Kolumne von Alexandra Vettori und Kerstin Vogel, Freising

Etwas für die Artenvielfalt tun und den Balkon naturnah gestalten, klingt einfach, ist es aber gar nicht so. Einfach Blühpflanzen-Mischung in die Erde und los - Fehlanzeige. Das hat das kürzlich gegründete Balkonien-Komitee der Freisinger SZ bereits gelernt. Ausgangspunkt der Aktion war, dass auch die Freisinger SZ ihren Beitrag gegen das Insektensterben leisten und dazu den kahlen und von keinem Lebewesen bevölkerten Balkon der Redaktion begrünen möchte. Mit dem allgegenwärtigen Schlachtruf "Rettet die Bienen" ist es dabei freilich nicht getan.

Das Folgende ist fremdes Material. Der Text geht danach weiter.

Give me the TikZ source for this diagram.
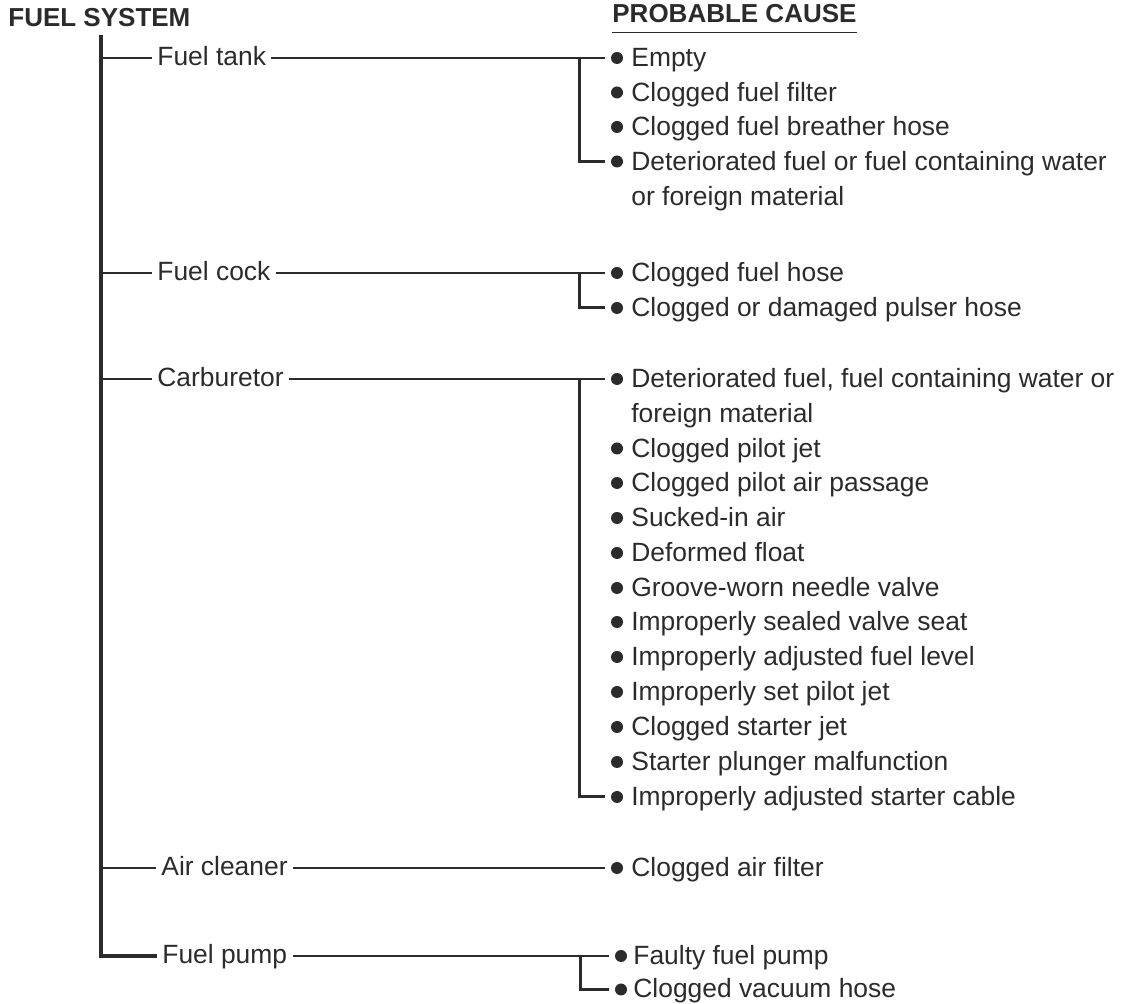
\documentclass[tikz,border=0pt]{standalone}
\usepackage{fontspec}
\setmainfont{Liberation Sans}
\usepackage{xcolor}
\usetikzlibrary{positioning}
\definecolor{ink}{rgb}{0.17,0.17,0.17}

\begin{document}
\begin{tikzpicture}[x=0.5pt,y=-0.5pt,ink,
    every node/.style={font=\fontsize{13.2}{17.4}\selectfont},
    part/.style={anchor=west,inner sep=2.5pt,text height=9.5pt,text depth=2pt},
    cause/.style={anchor=base west,inner sep=0pt,align=left},
    dot/.style={circle,fill=ink,minimum size=6pt,inner sep=0pt,outer sep=3pt},
    head/.style={font=\fontsize{13}{15}\selectfont\bfseries,anchor=base west,inner xsep=0pt,inner ysep=4.5pt,text depth=0pt},
    trunk/.style={line width=1.7pt},
    branch/.style={line width=1.3pt},
    bracket/.style={line width=1.5pt}]
        \useasboundingbox (0,0) rectangle (1136,1004);
        % headings
        \node[head] (fs) at (8,27) {FUEL SYSTEM};
        \node[head] (pc) at (612,23) {PROBABLE CAUSE};
        \draw[line width=0.75pt] (pc.south west) -- (pc.south east);
        % parts of the fuel system
        \coordinate (top) at (101,35);
        \node[part] (tank) at (152,58) {Fuel tank};
        \node[part] (cock) at (152,273) {Fuel cock};
        \node[part] (carb) at (152,379) {Carburetor};
        \node[part] (air) at (156,868) {Air cleaner};
        \node[part] (pump) at (157,956) {Fuel pump};
        \draw[trunk] (top) |- (pump);
        \draw[branch] (top |- tank) -- (tank);
        \draw[branch] (top |- cock) -- (cock);
        \draw[branch] (top |- carb) -- (carb);
        \draw[branch] (top |- air) -- (air);
        % fuel tank
        \node[dot] (t1) at (617,58) {};
        \node[dot] (t2) at (617,92.5) {};
        \node[dot] (t3) at (617,127) {};
        \node[dot] (t4) at (617,161.5) {};
        \node[cause] (tt1) at (631,67) {Empty};
        \node[cause] (tt2) at (631,101.5) {Clogged fuel filter};
        \node[cause] (tt3) at (631,136) {Clogged fuel breather hose};
        \node[cause] (tt4) at (631,205.3) {Deteriorated fuel or fuel containing water\\or foreign material};
        \coordinate (jt) at (579,58);
        \draw[branch] (tank) -- (t1);
        \draw[bracket] (jt) |- (t4);
        % fuel cock
        \node[dot] (k1) at (617,273) {};
        \node[dot] (k2) at (617,308) {};
        \node[cause] (kk1) at (631,282) {Clogged fuel hose};
        \node[cause] (kk2) at (631,317) {Clogged or damaged pulser hose};
        \coordinate (jk) at (579,273);
        \draw[branch] (cock) -- (k1);
        \draw[bracket] (jk) |- (k2);
        % carburetor
        \node[dot] (c1) at (617,379) {};
        \node[dot] (c2) at (617,448.5) {};
        \node[dot] (c3) at (617,483) {};
        \node[dot] (c4) at (617,518) {};
        \node[dot] (c5) at (617,553) {};
        \node[dot] (c6) at (617,588) {};
        \node[dot] (c7) at (617,622) {};
        \node[dot] (c8) at (617,657) {};
        \node[dot] (c9) at (617,692) {};
        \node[dot] (c10) at (617,727) {};
        \node[dot] (c11) at (617,762) {};
        \node[dot] (c12) at (617,797) {};
        \node[cause] (cc1) at (631,422.8) {Deteriorated fuel, fuel containing water or\\foreign material};
        \node[cause] (cc2) at (631,457.5) {Clogged pilot jet};
        \node[cause] (cc3) at (631,492) {Clogged pilot air passage};
        \node[cause] (cc4) at (631,527) {Sucked-in air};
        \node[cause] (cc5) at (631,562) {Deformed float};
        \node[cause] (cc6) at (631,597) {Groove-worn needle valve};
        \node[cause] (cc7) at (631,631) {Improperly sealed valve seat};
        \node[cause] (cc8) at (631,666) {Improperly adjusted fuel level};
        \node[cause] (cc9) at (631,701) {Improperly set pilot jet};
        \node[cause] (cc10) at (631,736) {Clogged starter jet};
        \node[cause] (cc11) at (631,771) {Starter plunger malfunction};
        \node[cause] (cc12) at (631,806) {Improperly adjusted starter cable};
        \coordinate (jc) at (579,379);
        \draw[branch] (carb) -- (c1);
        \draw[bracket] (jc) |- (c12);
        % air cleaner
        \node[dot] (a1) at (617,868) {};
        \node[cause] (aa1) at (631,877) {Clogged air filter};
        \draw[branch] (air) -- (a1);
        % fuel pump
        \node[dot] (p1) at (621,956) {};
        \node[dot] (p2) at (621,989.5) {};
        \node[cause] (pp1) at (633,965) {Faulty fuel pump};
        \node[cause] (pp2) at (633,998) {Clogged vacuum hose};
        \coordinate (jp) at (580,956);
        \draw[branch] (pump) -- (p1);
        \draw[bracket] (jp) |- (p2);
      \end{tikzpicture}
\end{document}
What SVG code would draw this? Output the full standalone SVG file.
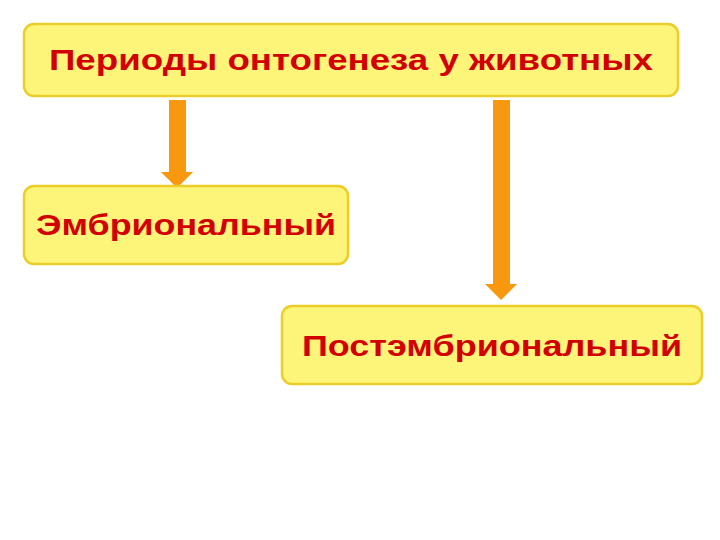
<svg xmlns="http://www.w3.org/2000/svg" width="720" height="540" viewBox="0 0 720 540">
<style>
.box{fill:#fdf57a;stroke:#eccd2a;stroke-width:2.5}
.t{font-family:"Liberation Sans",Arial,sans-serif;font-weight:bold;font-size:29px;fill:#d20000;text-anchor:middle}
.arr{fill:#f7980f}
</style>
<rect width="720" height="540" fill="#fff"/>
<g id="connectors">
<polygon class="arr" points="169,100 186,100 186,172 193,172 177,188 161,172 169,172"/>
<polygon class="arr" points="493,100 510,100 510,284 517,284 501,300 485,284 493,284"/>
</g>
<g id="top"><rect class="box" x="24" y="24" width="654" height="72" rx="10"/><text class="t" x="351" y="70" textLength="604" lengthAdjust="spacingAndGlyphs">Периоды онтогенеза у животных</text></g>
<g id="embr"><rect class="box" x="24" y="186" width="324" height="78" rx="10"/><text class="t" x="186" y="235" textLength="300" lengthAdjust="spacingAndGlyphs">Эмбриональный</text></g>
<g id="post"><rect class="box" x="282" y="306" width="420" height="78" rx="10"/><text class="t" x="492" y="356" textLength="380" lengthAdjust="spacingAndGlyphs">Постэмбриональный</text></g>
</svg>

"Wollen wir den Imkern helfen, damit die Bienen mehr Honig produzieren und nicht mit Zuckerwasser zugefüttert werden müssen, sind Blumenwiesen mit Pflanzen, die viel Pollen und Nektar liefern, zu empfehlen. Oder wollen wir auch den heimischen Insekten helfen? Dann sind zusätzlich Pflanzen erforderlich, die den Raupen als Futter dienen. Leider sind diese Pflanzen nicht besonders attraktiv oder werden als "Unkraut" bekämpft - Brennnessel, Ampfer, Knöterich, Salbei, Natternkopf. Außerdem brauchen die Raupen eine Möglichkeit, wo sie als Puppe den Winter überdauern können", lautet der vom Balkonien-Komitee eingeholte Rat des Insekten-Spezialisten des Freisinger Landesbunds für Vogelschutz, Heinz Kotzlowski. Leider, fügt er hinzu, würden die beiden Sachverhalte oft vermischt.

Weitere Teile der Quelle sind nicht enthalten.